**Exercise directions:**
Reproduce each line of the material exactly, minus any picture.

---------- Dataset section

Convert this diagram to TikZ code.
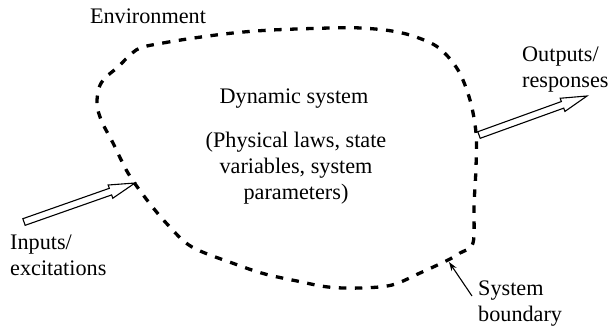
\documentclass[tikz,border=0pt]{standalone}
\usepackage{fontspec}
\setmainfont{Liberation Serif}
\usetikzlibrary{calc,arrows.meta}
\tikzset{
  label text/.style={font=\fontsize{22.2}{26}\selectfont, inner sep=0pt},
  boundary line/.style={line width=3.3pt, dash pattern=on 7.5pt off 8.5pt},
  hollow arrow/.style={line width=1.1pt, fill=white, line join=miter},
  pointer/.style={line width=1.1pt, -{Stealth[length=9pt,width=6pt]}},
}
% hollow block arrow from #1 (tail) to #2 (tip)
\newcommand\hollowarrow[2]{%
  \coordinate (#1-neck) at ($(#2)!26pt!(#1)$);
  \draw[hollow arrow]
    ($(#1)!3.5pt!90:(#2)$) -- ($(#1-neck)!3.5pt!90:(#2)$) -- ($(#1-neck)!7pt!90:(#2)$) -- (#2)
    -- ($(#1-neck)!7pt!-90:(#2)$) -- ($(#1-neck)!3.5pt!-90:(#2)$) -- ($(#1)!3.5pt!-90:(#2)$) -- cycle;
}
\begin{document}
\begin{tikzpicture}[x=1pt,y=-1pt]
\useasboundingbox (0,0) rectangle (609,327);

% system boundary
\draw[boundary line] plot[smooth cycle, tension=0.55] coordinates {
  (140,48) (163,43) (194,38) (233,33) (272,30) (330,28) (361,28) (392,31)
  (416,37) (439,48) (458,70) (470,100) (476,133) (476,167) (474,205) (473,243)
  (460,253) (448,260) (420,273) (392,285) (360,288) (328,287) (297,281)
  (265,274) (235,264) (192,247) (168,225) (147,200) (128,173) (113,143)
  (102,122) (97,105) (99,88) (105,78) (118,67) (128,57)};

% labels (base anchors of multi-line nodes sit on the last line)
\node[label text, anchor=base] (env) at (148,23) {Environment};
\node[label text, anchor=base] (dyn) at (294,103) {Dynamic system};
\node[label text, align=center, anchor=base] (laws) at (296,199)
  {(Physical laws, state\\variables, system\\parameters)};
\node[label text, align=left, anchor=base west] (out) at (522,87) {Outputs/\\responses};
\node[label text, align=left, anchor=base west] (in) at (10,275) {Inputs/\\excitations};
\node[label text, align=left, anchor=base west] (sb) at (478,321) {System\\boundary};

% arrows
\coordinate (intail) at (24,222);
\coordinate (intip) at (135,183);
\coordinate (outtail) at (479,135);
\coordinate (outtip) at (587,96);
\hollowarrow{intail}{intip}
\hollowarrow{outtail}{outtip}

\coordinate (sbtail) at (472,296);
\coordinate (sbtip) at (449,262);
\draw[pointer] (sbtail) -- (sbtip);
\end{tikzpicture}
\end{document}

--------------------

**Finished answer:**
Convert this diagram to TikZ code.
\documentclass[tikz,border=0pt]{standalone}
\usepackage{fontspec}
\setmainfont{Liberation Serif}
\usetikzlibrary{calc,arrows.meta}
\tikzset{
  label text/.style={font=\fontsize{22.2}{26}\selectfont, inner sep=0pt},
  boundary line/.style={line width=3.3pt, dash pattern=on 7.5pt off 8.5pt},
  hollow arrow/.style={line width=1.1pt, fill=white, line join=miter},
  pointer/.style={line width=1.1pt, -{Stealth[length=9pt,width=6pt]}},
}
% hollow block arrow from #1 (tail) to #2 (tip)
\newcommand\hollowarrow[2]{%
  \coordinate (#1-neck) at ($(#2)!26pt!(#1)$);
  \draw[hollow arrow]
    ($(#1)!3.5pt!90:(#2)$) -- ($(#1-neck)!3.5pt!90:(#2)$) -- ($(#1-neck)!7pt!90:(#2)$) -- (#2)
    -- ($(#1-neck)!7pt!-90:(#2)$) -- ($(#1-neck)!3.5pt!-90:(#2)$) -- ($(#1)!3.5pt!-90:(#2)$) -- cycle;
}
\begin{document}
\begin{tikzpicture}[x=1pt,y=-1pt]
\useasboundingbox (0,0) rectangle (609,327);

% system boundary
\draw[boundary line] plot[smooth cycle, tension=0.55] coordinates {
  (140,48) (163,43) (194,38) (233,33) (272,30) (330,28) (361,28) (392,31)
  (416,37) (439,48) (458,70) (470,100) (476,133) (476,167) (474,205) (473,243)
  (460,253) (448,260) (420,273) (392,285) (360,288) (328,287) (297,281)
  (265,274) (235,264) (192,247) (168,225) (147,200) (128,173) (113,143)
  (102,122) (97,105) (99,88) (105,78) (118,67) (128,57)};

% labels (base anchors of multi-line nodes sit on the last line)
\node[label text, anchor=base] (env) at (148,23) {Environment};
\node[label text, anchor=base] (dyn) at (294,103) {Dynamic system};
\node[label text, align=center, anchor=base] (laws) at (296,199)
  {(Physical laws, state\\variables, system\\parameters)};
\node[label text, align=left, anchor=base west] (out) at (522,87) {Outputs/\\responses};
\node[label text, align=left, anchor=base west] (in) at (10,275) {Inputs/\\excitations};
\node[label text, align=left, anchor=base west] (sb) at (478,321) {System\\boundary};

% arrows
\coordinate (intail) at (24,222);
\coordinate (intip) at (135,183);
\coordinate (outtail) at (479,135);
\coordinate (outtip) at (587,96);
\hollowarrow{intail}{intip}
\hollowarrow{outtail}{outtip}

\coordinate (sbtail) at (472,296);
\coordinate (sbtip) at (449,262);
\draw[pointer] (sbtail) -- (sbtip);
\end{tikzpicture}
\end{document}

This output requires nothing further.